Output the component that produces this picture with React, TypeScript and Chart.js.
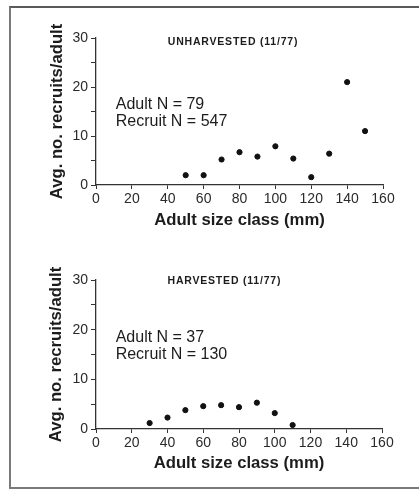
import { useEffect, useRef } from 'react';
import { Chart, registerables } from 'chart.js';

Chart.register(...registerables);

// ---- data ----
const unharvestedSizes = [50, 60, 70, 80, 90, 100, 110, 120, 130, 140, 150];
const unharvestedValues = [2.0, 2.0, 5.2, 6.7, 5.8, 7.9, 5.4, 1.6, 6.4, 21.0, 11.0];
const harvestedSizes = [30, 40, 50, 60, 70, 80, 90, 100, 110];
const harvestedValues = [1.2, 2.3, 3.8, 4.6, 4.8, 4.4, 5.3, 3.2, 0.8];
const panelTitles = ['UNHARVESTED (11/77)', 'HARVESTED (11/77)'];
const unharvestedNotes = ['Adult N = 79', 'Recruit N = 547'];
const harvestedNotes = ['Adult N = 37', 'Recruit N = 130'];
const xAxisTitle = 'Adult size class (mm)';
const yAxisTitle = 'Avg. no. recruits/adult';
const xRange = [0, 160];
const yRange = [0, 30];

const FONT = '"Liberation Sans", Arial, Helvetica, sans-serif';
const INK = '#1c1c1c';

const notesPlugin = {
  id: 'notes',
  afterDatasetsDraw(chart: any, _args: any, opts: any) {
    const { ctx } = chart;
    const x = chart.scales.x;
    const y = chart.scales.y;
    ctx.save();
    ctx.fillStyle = INK;
    ctx.textAlign = 'left';
    ctx.font = `bold 10.5px ${FONT}`;
    (ctx as any).letterSpacing = '0.8px';
    ctx.textBaseline = 'middle';
    ctx.fillText(opts.title, x.getPixelForValue(opts.titleAt[0]), y.getPixelForValue(opts.titleAt[1]));
    (ctx as any).letterSpacing = '0px';
    ctx.font = `16px ${FONT}`;
    ctx.textBaseline = 'alphabetic';
    opts.lines.forEach((t: string, i: number) => {
      ctx.fillText(t, x.getPixelForValue(opts.linesX), y.getPixelForValue(opts.linesY[i]));
    });
    ctx.restore();
  },
};

function buildConfig(
  sizes: number[],
  values: number[],
  title: string,
  notes: string[],
  lay: { top: number; right: number; xHeight: number; xTitlePad: number; yTitlePad: number; titleY: number; linesY: number[] }
): any {
  return {
    type: 'scatter',
    data: {
      datasets: [
        {
          data: sizes.map((s, i) => ({ x: s, y: values[i] })),
          backgroundColor: '#111',
          borderColor: '#111',
          pointRadius: 2.6,
          pointHoverRadius: 2.6,
        },
      ],
    },
    options: {
      animation: false,
      responsive: false,
      devicePixelRatio: 1,
      layout: { padding: { top: lay.top, right: lay.right, left: 0, bottom: 0 } },
      plugins: {
        legend: { display: false },
        tooltip: { enabled: false },
        notes: { title, titleAt: [40, lay.titleY], lines: notes, linesX: 11, linesY: lay.linesY },
      },
      scales: {
        x: {
          type: 'linear',
          min: xRange[0],
          max: xRange[1],
          afterFit: (s: any) => {
            s.height = lay.xHeight;
          },
          ticks: { stepSize: 20, color: '#2a2a2a', font: { family: FONT, size: 14 }, padding: 2, maxRotation: 0 },
          grid: { drawOnChartArea: false, drawTicks: true, tickLength: 4, color: '#333', tickWidth: 1 },
          border: { display: true, color: '#333', width: 1.3 },
          title: {
            display: true,
            text: xAxisTitle,
            color: INK,
            font: { family: FONT, size: 16.7, weight: 'bold' },
            padding: { top: 0, bottom: lay.xTitlePad },
          },
        },
        y: {
          type: 'linear',
          min: yRange[0],
          max: yRange[1],
          afterFit: (s: any) => {
            s.width = 96;
          },
          ticks: {
            stepSize: 5,
            color: '#2a2a2a',
            font: { family: FONT, size: 14 },
            padding: 3,
            callback: (v: number) => (v % 10 === 0 ? String(v) : ''),
          },
          grid: { drawOnChartArea: false, drawTicks: true, tickLength: 5, color: '#333', tickWidth: 1 },
          border: { display: true, color: '#333', width: 1.3 },
          title: {
            display: true,
            text: yAxisTitle,
            color: INK,
            font: { family: FONT, size: 16.7, weight: 'bold' },
            padding: { top: lay.yTitlePad, bottom: 0 },
          },
        },
      },
    },
    plugins: [notesPlugin],
  };
}

export default function App() {
  const topRef = useRef<HTMLCanvasElement | null>(null);
  const botRef = useRef<HTMLCanvasElement | null>(null);

  useEffect(() => {
    const c1 = new Chart(
      topRef.current!,
      buildConfig(unharvestedSizes, unharvestedValues, panelTitles[0], unharvestedNotes, {
        top: 38,
        right: 36,
        xHeight: 55,
        xTitlePad: 10,
        yTitlePad: 47,
        titleY: 29.1,
        linesY: [15.5, 12.1],
      })
    );
    const c2 = new Chart(
      botRef.current!,
      buildConfig(harvestedSizes, harvestedValues, panelTitles[1], harvestedNotes, {
        top: 35,
        right: 37,
        xHeight: 56,
        xTitlePad: 11.5,
        yTitlePad: 46,
        titleY: 29.8,
        linesY: [17.6, 14.05],
      })
    );
    return () => {
      c1.destroy();
      c2.destroy();
    };
  }, []);

  return (
    <div
      style={{
        position: 'fixed',
        left: 0,
        top: 0,
        width: 419,
        height: 489,
        overflow: 'hidden',
        background: '#fff',
      }}
    >
      <div
        style={{
          position: 'absolute',
          left: 9,
          top: 6,
          width: 440,
          height: 479,
          borderLeft: '2px solid #7a7a7a',
          borderTop: '2px solid #5a5a5a',
          borderBottom: '2px solid #7a7a7a',
        }}
      />
      <canvas ref={topRef} width={419} height={240} style={{ position: 'absolute', left: 0, top: 0 }} />
      <canvas ref={botRef} width={419} height={240} style={{ position: 'absolute', left: 0, top: 245 }} />
    </div>
  );
}
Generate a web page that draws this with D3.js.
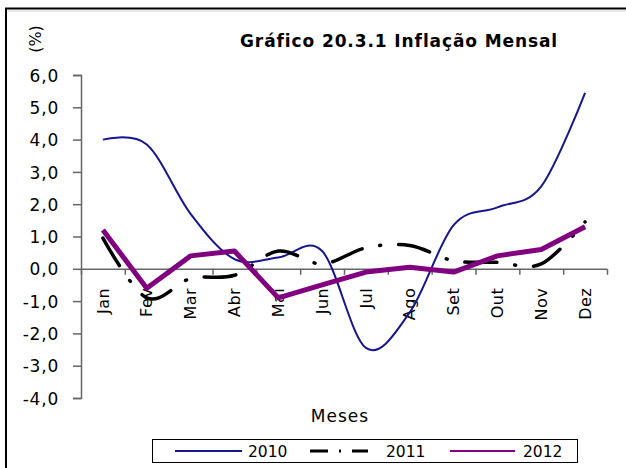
<!DOCTYPE html>
<html>
<head>
<meta charset="utf-8">
<script src="https://cdn.jsdelivr.net/npm/d3@7"></script>
<style>
  html, body { margin: 0; padding: 0; background: #fff; }
  svg { display: block; }
  text { font-family: "DejaVu Sans", Verdana, sans-serif; fill: #000; }
</style>
</head>
<body>
<svg id="chart" width="626" height="468"></svg>
<script>
// ---- data ----
const months = ["Jan","Fev","Mar","Abr","Mai","Jun","Jul","Ago","Set","Out","Nov","Dez"];
const values2010 = [4.0, 3.85, 1.7, 0.3, 0.35, 0.55, -2.45, -1.35, 1.35, 1.9, 2.55, 5.45];
const values2011 = [0.95, -0.9, -0.3, -0.2, 0.55, 0.15, 0.65, 0.72, 0.25, 0.2, 0.15, 1.45];
const values2012 = [1.2, -0.6, 0.4, 0.55, -0.9, -0.5, -0.1, 0.05, -0.1, 0.4, 0.6, 1.3];
const seriesNames = ["2010", "2011", "2012"];
const yTicks = [-4, -3, -2, -1, 0, 1, 2, 3, 4, 5, 6];
const titleText = "Gráfico 20.3.1 Inflação Mensal";
const yAxisTitle = "(%)";
const xAxisTitle = "Meses";

const svg = d3.select("#chart");

// frame
svg.append("path").attr("d", "M6,468V8.5H626").attr("fill", "none")
  .attr("stroke", "#000").attr("stroke-width", 2);
svg.append("line").attr("x1", 8).attr("x2", 626).attr("y1", 11).attr("y2", 11)
  .attr("stroke", "#d0d0d0").attr("stroke-width", 1);

const plotLeft = 81, plotRight = 607, plotTop = 75, plotBottom = 398;
const x = d3.scaleBand().domain(months).range([plotLeft, plotRight]).padding(0);
const xb = d3.scaleLinear().domain([0, months.length]).range([plotLeft, plotRight]);
const y = d3.scaleLinear().domain([-4, 6]).range([plotBottom, plotTop]);

const axisColor = "#666666";
const fmt = v => d3.format(".1f")(v).replace(".", ",").replace("−", "-");

// y axis
const gy = svg.append("g").attr("transform", `translate(${plotLeft},0)`)
  .call(d3.axisLeft(y).tickValues(yTicks).tickFormat(fmt).tickSize(8).tickPadding(14));
gy.select(".domain").attr("stroke", axisColor).attr("stroke-width", 1.5);
gy.selectAll(".tick line").attr("stroke", axisColor).attr("stroke-width", 1.5);
gy.selectAll(".tick text").attr("font-size", 17).attr("letter-spacing", 0.8)
  .attr("font-family", "DejaVu Sans").attr("fill", "#000").attr("dy", "0.36em");

// x axis ticks at band boundaries, on the zero line
const gx = svg.append("g").attr("transform", `translate(0,${y(0)})`)
  .call(d3.axisBottom(xb).ticks(12).tickFormat("").tickSize(6));
gx.select(".domain").attr("stroke", axisColor).attr("stroke-width", 1.5).attr("d", `M${plotLeft},0.5H${plotRight}`);
gx.selectAll(".tick line").attr("stroke", axisColor).attr("stroke-width", 1.5);

// x labels rotated
const gl = svg.append("g").attr("transform", `translate(0,${y(0)})`)
  .call(d3.axisBottom(x).tickSize(0).tickPadding(0));
gl.select(".domain").remove();
gl.selectAll(".tick text")
  .attr("font-size", 16).attr("letter-spacing", 0.5).attr("font-family", "DejaVu Sans")
  .attr("fill", "#000")
  .attr("text-anchor", "end")
  .attr("transform", "translate(0,19) rotate(-90)")
  .attr("x", 0).attr("y", 0).attr("dy", "0.35em");

// titles
svg.append("text").attr("x", 240).attr("y", 47).attr("font-size", 17)
  .attr("font-weight", "bold").attr("letter-spacing", 0.9).text(titleText);
svg.append("text").attr("transform", "translate(41,39) rotate(-90)")
  .attr("text-anchor", "middle").attr("font-size", 16).text(yAxisTitle);
svg.append("text").attr("x", 340).attr("y", 422).attr("text-anchor", "middle")
  .attr("font-size", 17).attr("letter-spacing", 1).text(xAxisTitle);

// lines
const cx = (d, i) => x(months[i]) + x.bandwidth() / 2;
const smooth = d3.line().x(cx).y(d => y(d)).curve(d3.curveCatmullRom.alpha(0));
const straight = d3.line().x(cx).y(d => y(d));

const styles = [
  { color: "#16168f", width: 2, dash: null, gen: smooth, data: values2010 },
  { color: "#000000", width: 3.5, dash: "32,18,1,18", gen: smooth, data: values2011 },
  { color: "#800080", width: 5, dash: null, gen: straight, data: values2012 }
];

styles.forEach(s => {
  svg.append("path").datum(s.data).attr("d", s.gen).attr("fill", "none")
    .attr("stroke", s.color).attr("stroke-width", s.width)
    .attr("stroke-linecap", s.dash ? "round" : "butt")
    .attr("stroke-linejoin", "round")
    .attr("stroke-dasharray", s.dash);
});

// legend
const lg = svg.append("g");
lg.append("rect").attr("x", 152.5).attr("y", 439.5).attr("width", 425).attr("height", 23)
  .attr("fill", "#fff").attr("stroke", "#000").attr("stroke-width", 1);
const legendPos = [
  { x1: 175, x2: 242, tx: 248 },
  { x1: 310, x2: 368, tx: 386 },
  { x1: 450, x2: 515, tx: 523 }
];
seriesNames.forEach((name, i) => {
  const s = styles[i], p = legendPos[i];
  lg.append("line").attr("x1", p.x1).attr("x2", p.x2).attr("y1", 451).attr("y2", 451)
    .attr("stroke", s.color).attr("stroke-width", i === 1 ? 3 : 2)
    .attr("stroke-dasharray", i === 1 ? "18,11,2,11" : null);
  lg.append("text").attr("x", p.tx).attr("y", 457).attr("font-size", 15.5).text(name);
});
</script>
</body>
</html>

▶ **Task**:
Write out nothing but the lines from the start of the data through the line with "const yRange = [0, 30];". Leave out the pictures.

▶ **Output**:
Output the component that produces this picture with React, TypeScript and Chart.js.
import { useEffect, useRef } from 'react';
import { Chart, registerables } from 'chart.js';

Chart.register(...registerables);

// ---- data ----
const unharvestedSizes = [50, 60, 70, 80, 90, 100, 110, 120, 130, 140, 150];
const unharvestedValues = [2.0, 2.0, 5.2, 6.7, 5.8, 7.9, 5.4, 1.6, 6.4, 21.0, 11.0];
const harvestedSizes = [30, 40, 50, 60, 70, 80, 90, 100, 110];
const harvestedValues = [1.2, 2.3, 3.8, 4.6, 4.8, 4.4, 5.3, 3.2, 0.8];
const panelTitles = ['UNHARVESTED (11/77)', 'HARVESTED (11/77)'];
const unharvestedNotes = ['Adult N = 79', 'Recruit N = 547'];
const harvestedNotes = ['Adult N = 37', 'Recruit N = 130'];
const xAxisTitle = 'Adult size class (mm)';
const yAxisTitle = 'Avg. no. recruits/adult';
const xRange = [0, 160];
const yRange = [0, 30];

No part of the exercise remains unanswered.